- _EXERCISE_: Every record must be repeated exactly; omit any pictures they contain.

- _MATERIAL PROVIDED_:
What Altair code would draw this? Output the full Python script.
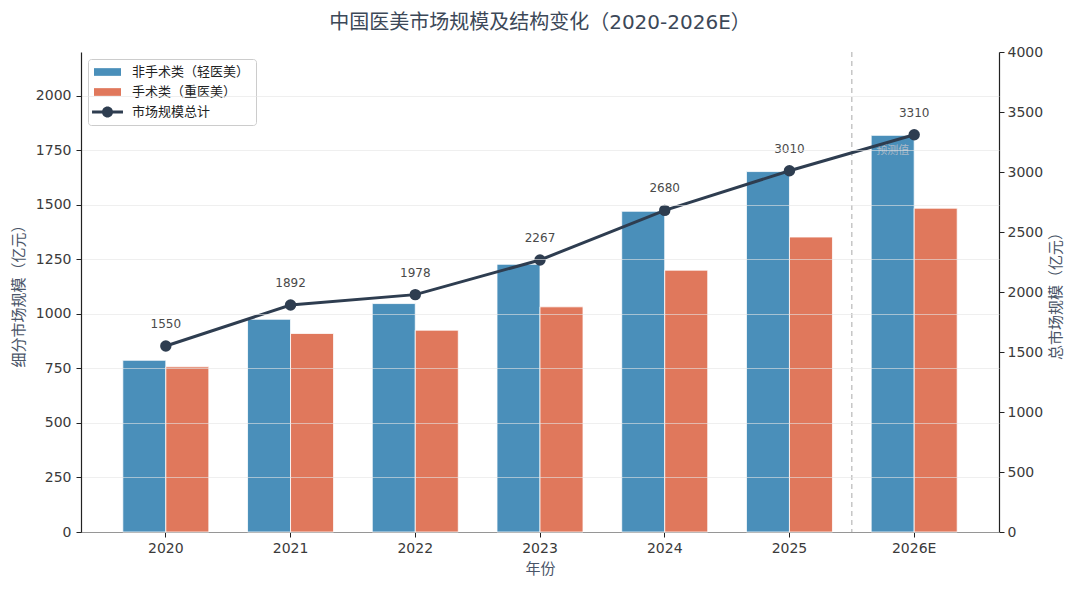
import altair as alt
import pandas as pd

# ---------------- data ----------------
years = ["2020", "2021", "2022", "2023", "2024", "2025", "2026E"]
non_surgical = [787, 975, 1047, 1227, 1470, 1652, 1818]
surgical = [757, 910, 925, 1032, 1200, 1352, 1484]
total = [1550, 1892, 1978, 2267, 2680, 3010, 3310]
series_names = ["非手术类（轻医美）", "手术类（重医美）", "市场规模总计"]
left_ticks = [0, 250, 500, 750, 1000, 1250, 1500, 1750, 2000]
right_ticks = [0, 500, 1000, 1500, 2000, 2500, 3000, 3500, 4000]
forecast_year = "2026E"
forecast_note = "预测值"
chart_title = "中国医美市场规模及结构变化（2020-2026E）"

BLUE = "#4A8FBA"
RED = "#E0785C"
NAVY = "#2E3D50"
FONT = "DejaVu Sans, Noto Sans CJK SC, sans-serif"

bars_df = pd.DataFrame({
    "年份": years * 2,
    "类别": [series_names[0]] * len(years) + [series_names[1]] * len(years),
    "规模": non_surgical + surgical,
})
total_df = pd.DataFrame({"年份": years, "总规模": total})
legend_df = pd.DataFrame({"系列": series_names})
note_df = pd.DataFrame({"年份": [forecast_year], "类别": [series_names[0]],
                        "规模": [non_surgical[-1]], "文本": [forecast_note]})
rule_df = pd.DataFrame({"年份": [forecast_year]})

# ---------------- shared encodings ----------------
x_scale = alt.Scale(domain=years, paddingInner=0, paddingOuter=0.18)
x_axis = alt.Axis(title="年份", labelAngle=0, labelPadding=4, titlePadding=6,
                  grid=False, domainColor="#222", tickColor="#222")


def xenc(**kw):
    return alt.X("年份:N", scale=x_scale, sort=years, axis=x_axis, **kw)


xoff = alt.XOffset("类别:N", sort=series_names[:2],
                   scale=alt.Scale(domain=series_names[:2], paddingInner=0, paddingOuter=0.45))

y_left = alt.Y("规模:Q", scale=alt.Scale(domain=[0, 2200], nice=False),
               axis=alt.Axis(title="细分市场规模（亿元）", values=left_ticks, orient="left", format="d",
                             grid=True, gridColor="#e4e4e4", gridOpacity=0.6, gridWidth=1,
                             zindex=1, labelPadding=5, titlePadding=9))
y_right = alt.Y("总规模:Q", scale=alt.Scale(domain=[0, 4000], nice=False),
                axis=alt.Axis(title="总市场规模（亿元）", values=right_ticks, orient="right", format="d",
                              grid=False, labelPadding=3, titlePadding=6, titleAngle=270,
                              titleBaseline="top"))

# ---------------- left layer (bars) ----------------
bars = alt.Chart(bars_df).mark_bar(stroke="white", strokeWidth=0.8).encode(
    x=xenc(), xOffset=xoff, y=y_left,
    fill=alt.Fill("类别:N", scale=alt.Scale(domain=series_names[:2], range=[BLUE, RED]), legend=None),
)
note = alt.Chart(note_df).mark_text(dy=16, fontSize=11, color="#a9b9c8", font=FONT).encode(
    x=xenc(), xOffset=xoff, y=y_left, text="文本:N"
)
vrule = alt.Chart(rule_df).mark_rule(color="#b8b8b8", strokeDash=[5, 4], strokeWidth=1.2).encode(
    x=xenc(bandPosition=0)
)

rect_path = "M-1,-0.55H2.86V0.55H-1Z"
line_path = ("M-1.28,-0.21H3.14V0.21H-1.28Z"
             "M1.72,0A0.79,0.79,0,1,1,0.14,0A0.79,0.79,0,1,1,1.72,0Z")
leg = alt.Legend(title=None, orient="top-left", offset=7, padding=6, rowPadding=6,
                 symbolSize=196, symbolStrokeWidth=0, symbolOpacity=1, labelOffset=24,
                 labelFontSize=13, labelFont=FONT, labelColor="#222", labelLimit=300,
                 strokeColor="#cccccc", fillColor="white", cornerRadius=3)
legend_carrier = alt.Chart(legend_df).mark_point(filled=True, opacity=0, strokeWidth=0).encode(
    color=alt.Color("系列:N", sort=series_names,
                    scale=alt.Scale(domain=series_names, range=[BLUE, RED, NAVY]), legend=leg),
    shape=alt.Shape("系列:N", sort=series_names,
                    scale=alt.Scale(domain=series_names, range=[rect_path, rect_path, line_path]),
                    legend=leg),
)

left = alt.layer(bars, note, vrule, legend_carrier)

# ---------------- right layer (total line) ----------------
line = alt.Chart(total_df).mark_line(color=NAVY, strokeWidth=3).encode(x=xenc(), y=y_right)
pts = alt.Chart(total_df).mark_circle(color=NAVY, size=130, opacity=1).encode(x=xenc(), y=y_right)
labels = alt.Chart(total_df).mark_text(dy=-22, fontSize=12, color="#4a4a4a", font=FONT).encode(
    x=xenc(), y=y_right, text="总规模:Q"
)
right = alt.layer(line, pts, labels)

chart = (
    alt.layer(left, right)
    .resolve_scale(y="independent")
    .properties(
        width=918, height=480,
        title=alt.TitleParams(chart_title),
        autosize=alt.AutoSizeParams(type="none"),
        padding={"left": 73, "top": 44, "right": 72, "bottom": 45},
    )
    .configure_view(stroke=None)
    .configure_axis(domainColor="#222", domainWidth=1.2, tickColor="#222", tickSize=5,
                    labelFont=FONT, labelFontSize=14, labelColor="#3a3a3a",
                    titleFont=FONT, titleFontSize=15, titleColor="#4a5568",
                    titleFontWeight="normal")
    .configure_title(font=FONT, fontSize=20, color="#3c4858", fontWeight="normal",
                     offset=12, anchor="middle")
)

chart.save("out.html", embed_options={"renderer": "svg", "actions": False})
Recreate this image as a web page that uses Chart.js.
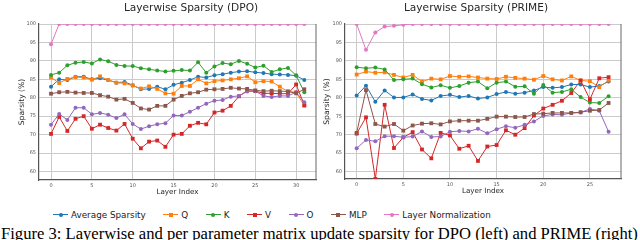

- _ANSWER BELOW_:
What Altair code would draw this? Output the full Python script.
import altair as alt
import pandas as pd

# ---------------- data ----------------
years = ["2020", "2021", "2022", "2023", "2024", "2025", "2026E"]
non_surgical = [787, 975, 1047, 1227, 1470, 1652, 1818]
surgical = [757, 910, 925, 1032, 1200, 1352, 1484]
total = [1550, 1892, 1978, 2267, 2680, 3010, 3310]
series_names = ["非手术类（轻医美）", "手术类（重医美）", "市场规模总计"]
left_ticks = [0, 250, 500, 750, 1000, 1250, 1500, 1750, 2000]
right_ticks = [0, 500, 1000, 1500, 2000, 2500, 3000, 3500, 4000]
forecast_year = "2026E"
forecast_note = "预测值"
chart_title = "中国医美市场规模及结构变化（2020-2026E）"

BLUE = "#4A8FBA"
RED = "#E0785C"
NAVY = "#2E3D50"
FONT = "DejaVu Sans, Noto Sans CJK SC, sans-serif"

bars_df = pd.DataFrame({
    "年份": years * 2,
    "类别": [series_names[0]] * len(years) + [series_names[1]] * len(years),
    "规模": non_surgical + surgical,
})
total_df = pd.DataFrame({"年份": years, "总规模": total})
legend_df = pd.DataFrame({"系列": series_names})
note_df = pd.DataFrame({"年份": [forecast_year], "类别": [series_names[0]],
                        "规模": [non_surgical[-1]], "文本": [forecast_note]})
rule_df = pd.DataFrame({"年份": [forecast_year]})

# ---------------- shared encodings ----------------
x_scale = alt.Scale(domain=years, paddingInner=0, paddingOuter=0.18)
x_axis = alt.Axis(title="年份", labelAngle=0, labelPadding=4, titlePadding=6,
                  grid=False, domainColor="#222", tickColor="#222")


def xenc(**kw):
    return alt.X("年份:N", scale=x_scale, sort=years, axis=x_axis, **kw)


xoff = alt.XOffset("类别:N", sort=series_names[:2],
                   scale=alt.Scale(domain=series_names[:2], paddingInner=0, paddingOuter=0.45))

y_left = alt.Y("规模:Q", scale=alt.Scale(domain=[0, 2200], nice=False),
               axis=alt.Axis(title="细分市场规模（亿元）", values=left_ticks, orient="left", format="d",
                             grid=True, gridColor="#e4e4e4", gridOpacity=0.6, gridWidth=1,
                             zindex=1, labelPadding=5, titlePadding=9))
y_right = alt.Y("总规模:Q", scale=alt.Scale(domain=[0, 4000], nice=False),
                axis=alt.Axis(title="总市场规模（亿元）", values=right_ticks, orient="right", format="d",
                              grid=False, labelPadding=3, titlePadding=6, titleAngle=270,
                              titleBaseline="top"))

# ---------------- left layer (bars) ----------------
bars = alt.Chart(bars_df).mark_bar(stroke="white", strokeWidth=0.8).encode(
    x=xenc(), xOffset=xoff, y=y_left,
    fill=alt.Fill("类别:N", scale=alt.Scale(domain=series_names[:2], range=[BLUE, RED]), legend=None),
)
note = alt.Chart(note_df).mark_text(dy=16, fontSize=11, color="#a9b9c8", font=FONT).encode(
    x=xenc(), xOffset=xoff, y=y_left, text="文本:N"
)
vrule = alt.Chart(rule_df).mark_rule(color="#b8b8b8", strokeDash=[5, 4], strokeWidth=1.2).encode(
    x=xenc(bandPosition=0)
)

rect_path = "M-1,-0.55H2.86V0.55H-1Z"
line_path = ("M-1.28,-0.21H3.14V0.21H-1.28Z"
             "M1.72,0A0.79,0.79,0,1,1,0.14,0A0.79,0.79,0,1,1,1.72,0Z")
leg = alt.Legend(title=None, orient="top-left", offset=7, padding=6, rowPadding=6,
                 symbolSize=196, symbolStrokeWidth=0, symbolOpacity=1, labelOffset=24,
                 labelFontSize=13, labelFont=FONT, labelColor="#222", labelLimit=300,
                 strokeColor="#cccccc", fillColor="white", cornerRadius=3)
legend_carrier = alt.Chart(legend_df).mark_point(filled=True, opacity=0, strokeWidth=0).encode(
    color=alt.Color("系列:N", sort=series_names,
                    scale=alt.Scale(domain=series_names, range=[BLUE, RED, NAVY]), legend=leg),
    shape=alt.Shape("系列:N", sort=series_names,
                    scale=alt.Scale(domain=series_names, range=[rect_path, rect_path, line_path]),
                    legend=leg),
)

left = alt.layer(bars, note, vrule, legend_carrier)

# ---------------- right layer (total line) ----------------
line = alt.Chart(total_df).mark_line(color=NAVY, strokeWidth=3).encode(x=xenc(), y=y_right)
pts = alt.Chart(total_df).mark_circle(color=NAVY, size=130, opacity=1).encode(x=xenc(), y=y_right)
labels = alt.Chart(total_df).mark_text(dy=-22, fontSize=12, color="#4a4a4a", font=FONT).encode(
    x=xenc(), y=y_right, text="总规模:Q"
)
right = alt.layer(line, pts, labels)

chart = (
    alt.layer(left, right)
    .resolve_scale(y="independent")
    .properties(
        width=918, height=480,
        title=alt.TitleParams(chart_title),
        autosize=alt.AutoSizeParams(type="none"),
        padding={"left": 73, "top": 44, "right": 72, "bottom": 45},
    )
    .configure_view(stroke=None)
    .configure_axis(domainColor="#222", domainWidth=1.2, tickColor="#222", tickSize=5,
                    labelFont=FONT, labelFontSize=14, labelColor="#3a3a3a",
                    titleFont=FONT, titleFontSize=15, titleColor="#4a5568",
                    titleFontWeight="normal")
    .configure_title(font=FONT, fontSize=20, color="#3c4858", fontWeight="normal",
                     offset=12, anchor="middle")
)

chart.save("out.html", embed_options={"renderer": "svg", "actions": False})
Recreate this image as a web page that uses Chart.js.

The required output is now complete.